— Ма cherie, нам пора. Пойдем. Пойдем домой, любовь моя.
Шери улыбнулась ему — не только губами, глаза ее тоже сияли улыбкой.
— Конечно, любимый. Пойдем. Больше нас ничто не разлучит.
Они были уже у дверей, когда их догнал голос Малкома, хриплый, как у тяжелобольного.
— Парис, мальчик мой… А что, если слишком поздно?..
— Шери, доченька, — потерянным голосом произнесла Мэри.
И снова наступила тишина.
Они обернулись и посмотрели на двух несчастных стариков и растерянную красивую женщину, на своих родичей. Наконец Парис сказал, словно подводя итог разговору:
— Вы знаете, где нас найти. Мы будем ждать вас до самого отъезда, то есть до завтра. — И добавил мягко: — А если не успеете до завтра, тогда ищите нас в Лилле.
И они вышли из столовой рука об руку — навстречу новой жизни с ее новыми тревогами и надеждами.
Эпилог
— У него давно уже было больное сердце, — сказала Элизабет Лесли.
Шери посмотрела на мужа и слегка сжала ему руку. Она увидела, что по щеке Париса медленно ползет слеза.
Они стояли у свежей могилы на маленьком кладбище Сен-Майкл, и весенний ветер холодил им лица. Памятник был очень красивый, заказанный у прекрасного скульптора, знакомого Париса, — скорбящий ангел из белого мрамора держал в руках лилию, цветок печали.
Малком Лесли умер от сердечного приступа в начале весны. На свадьбу внука, состоявшуюся в Лилле сразу после Рождества, он не смог приехать, потому что болезнь уже не позволяла ему далеких странствий. Но он прислал со своей дочерью Элизабет поздравления и роскошный подарок — полотно кисти Гейнсборо, много лет украшавшее его мрачный особняк.
Незадолго до смерти он составил завещание, в котором назвал наследниками состояния своего внука Париса при условии, что тот возьмет фамилию Лесли, и его жену Шери, в девичестве Макдугал. Кроме того, уже на смертном одре он подписал договор с Норманом об объединении двух сталелитейных компаний в одну. Так что бизнес достался Норману, накопленные миллионы — Парису, а Элизабет унаследовала особняк в Эдинбурге и солидную пожизненную ренту.
— Я, пожалуй, продам этот дом, — задумчиво сказала она Парису. — Его стены видели слишком много горя. А сама куплю что-нибудь поскромнее, но поприветливее. И возьму на воспитание сироту, а то дом без детей — мертвый дом…
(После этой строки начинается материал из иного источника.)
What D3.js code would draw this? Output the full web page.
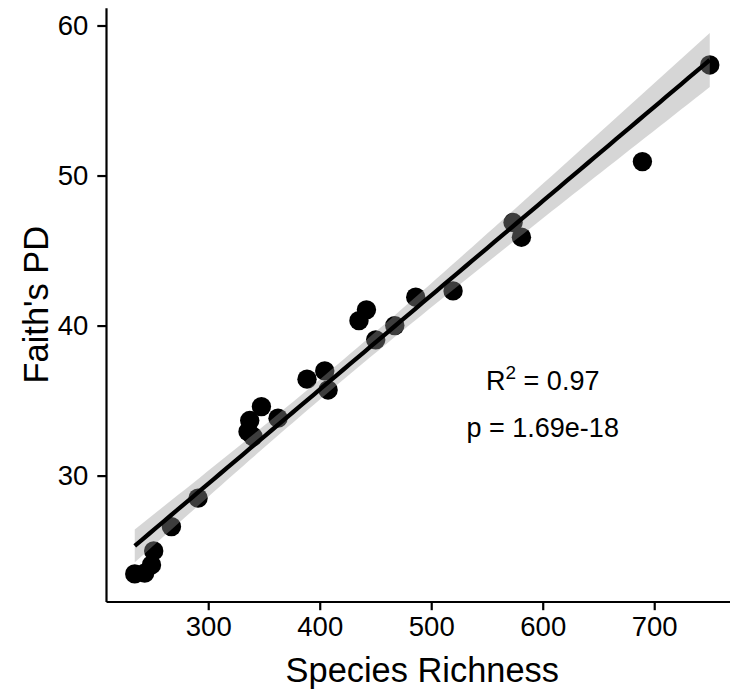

Шери взглянула на мужа. Тот кивнул.
— Нет, лучше ты, Парис. Ты же родственник.
— А идея была твоя, — возразил он тихо, — так что это твое право.
— О чем вы там шепчетесь? — спросила Элизабет, поворачивая к супругам бледное как мел лицо.
Шери наконец решилась:
— Мисс Лесли, я хотела вас попросить… То есть мы хотели…
— О чем угодно, милая Шери, — ласково улыбнулась пожилая женщина. — Только если ты не будешь называть меня «мисс Лесли». Меня зовут Элизабет, и, если я тетя твоего мужа, значит, и твоя тоже.
— Тетя Элизабет, переезжайте к нам! — выпалила Шери. — Вы сказали про дом без детей, а у нас как раз скоро будет…
Взгляд ее скользнул вниз, на округлившийся живот.
— Ты хочешь сказать… — явно обрадовалась Элизабет. — Вы хотите, чтобы я переехала к вам во Францию?
— Ну да, — взял инициативу в свои руки Парис. — У нас очень хороший дом, вы будете жить в городе, где провела свои последние дни ваша сестра. И потом, зачем вам оставаться здесь одной? С семьей жить всегда веселее.